Fetoplacental endothelial dysfunction in maternal hypercholesterolemia and obesity in pregnancy
Physiological Mini Reviews. 2014; September-October: 60-76.
Human fetoplacental vascular function is altered in several pathologies of pregnancy as a result of endothelial dysfunction. Pregnancy is a physiological condition coursing with increased circulating plasma levels of cholesterol in the mother, to respond to the higher demands from the growing fetus. An abnormal increase in maternal plasma cholesterol configures a pathological state referred as maternal supraphysiological hypercholesterolemia (MSPH).

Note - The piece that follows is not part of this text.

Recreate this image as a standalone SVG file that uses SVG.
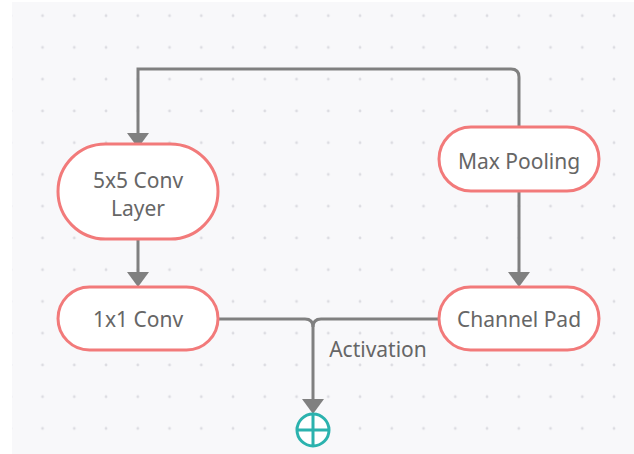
<svg xmlns="http://www.w3.org/2000/svg" width="634" height="454" viewBox="0 0 634 454">
  <defs>
    <pattern id="dots" patternUnits="userSpaceOnUse" x="-5.08" y="-0.18" width="31.75" height="31.75">
      <circle cx="15.875" cy="15.875" r="1.4" fill="#dcdce1"/>
    </pattern>
    <marker id="arrow" markerUnits="userSpaceOnUse" markerWidth="16" markerHeight="22" refX="0" refY="11" orient="auto" overflow="visible">
      <path d="M0,0 L15,11 L0,22 Z" fill="#808080"/>
    </marker>
    <style>
      .node rect { fill: #ffffff; stroke: #f27a7a; stroke-width: 3; }
      .node text, .label { font-family: "Noto Sans", "Open Sans", sans-serif; font-size: 21px; fill: #666666; text-anchor: middle; }
      .edge { fill: none; stroke: #808080; stroke-width: 3; }
      .sum { fill: #ffffff; stroke: #2bb2ae; stroke-width: 3; }
    </style>
  </defs>

  <!-- canvas -->
  <rect x="0" y="0" width="634" height="454" fill="#ffffff"/>
  <rect x="12" y="2" width="622" height="452" fill="#f8f8fa"/>
  <rect x="12" y="2" width="622" height="452" fill="url(#dots)"/>

  <!-- connectors -->
  <g id="connectors">
    <path class="edge" d="M519,127 V77 Q519,69 511,69 H138 V133" marker-end="url(#arrow)"/>
    <path class="edge" d="M138,239 V272" marker-end="url(#arrow)"/>
    <path class="edge" d="M519,191 V272" marker-end="url(#arrow)"/>
    <path class="edge" d="M218,319 H305 Q313,319 313,327"/>
    <path class="edge" d="M439,319 H321 Q313,319 313,327 V399" marker-end="url(#arrow)"/>
    <text class="label" x="378" y="357">Activation</text>
  </g>

  <!-- nodes -->
  <g id="conv5x5" class="node">
    <rect x="58" y="144" width="160" height="95" rx="47.5" ry="47.5"/>
    <text x="138" y="188">5x5 Conv</text>
    <text x="138" y="216">Layer</text>
  </g>
  <g id="conv1x1" class="node">
    <rect x="58" y="287" width="160" height="63" rx="31.5" ry="31.5"/>
    <text x="138" y="327">1x1 Conv</text>
  </g>
  <g id="maxpool" class="node">
    <rect x="439" y="127" width="160" height="64" rx="32" ry="32"/>
    <text x="519" y="169">Max Pooling</text>
  </g>
  <g id="chanpad" class="node">
    <rect x="439" y="287" width="160" height="63" rx="31.5" ry="31.5"/>
    <text x="519" y="327">Channel Pad</text>
  </g>
  <g id="sum">
    <circle class="sum" cx="313" cy="430" r="16"/>
    <path class="sum" d="M297,430 H329 M313,414 V446"/>
  </g>
</svg>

In MSPH, L-arginine transport and synthesis of nitric oxide (i.e., L-arginine/NO signalling pathway) as well as arginases/urea cycle in the fetoplacental endothelium are altered. Equally, an increase in the physiological gain of weight in pregnant women could end with obese women at the end of pregnancy leading to a condition referred as obesity in pregnancy (OP). OP seems to be also associated with alterations in the L-arginine/NO signalling pathway in endothelium in animal models; however, nothing is known regarding alterations of the human fetoplacental endothelium in OP. Insulin, adenosine and NO are vasodilators in the fetoplacental vascular bed, and a role for these molecules is proposed in MSPH and OP. Alternatively, involvement of intracellular pH modulation and the potential involvement of adenosine receptors is proposed as phenomena that could improve endothelial dysfunction associated with these diseases of pregnancy.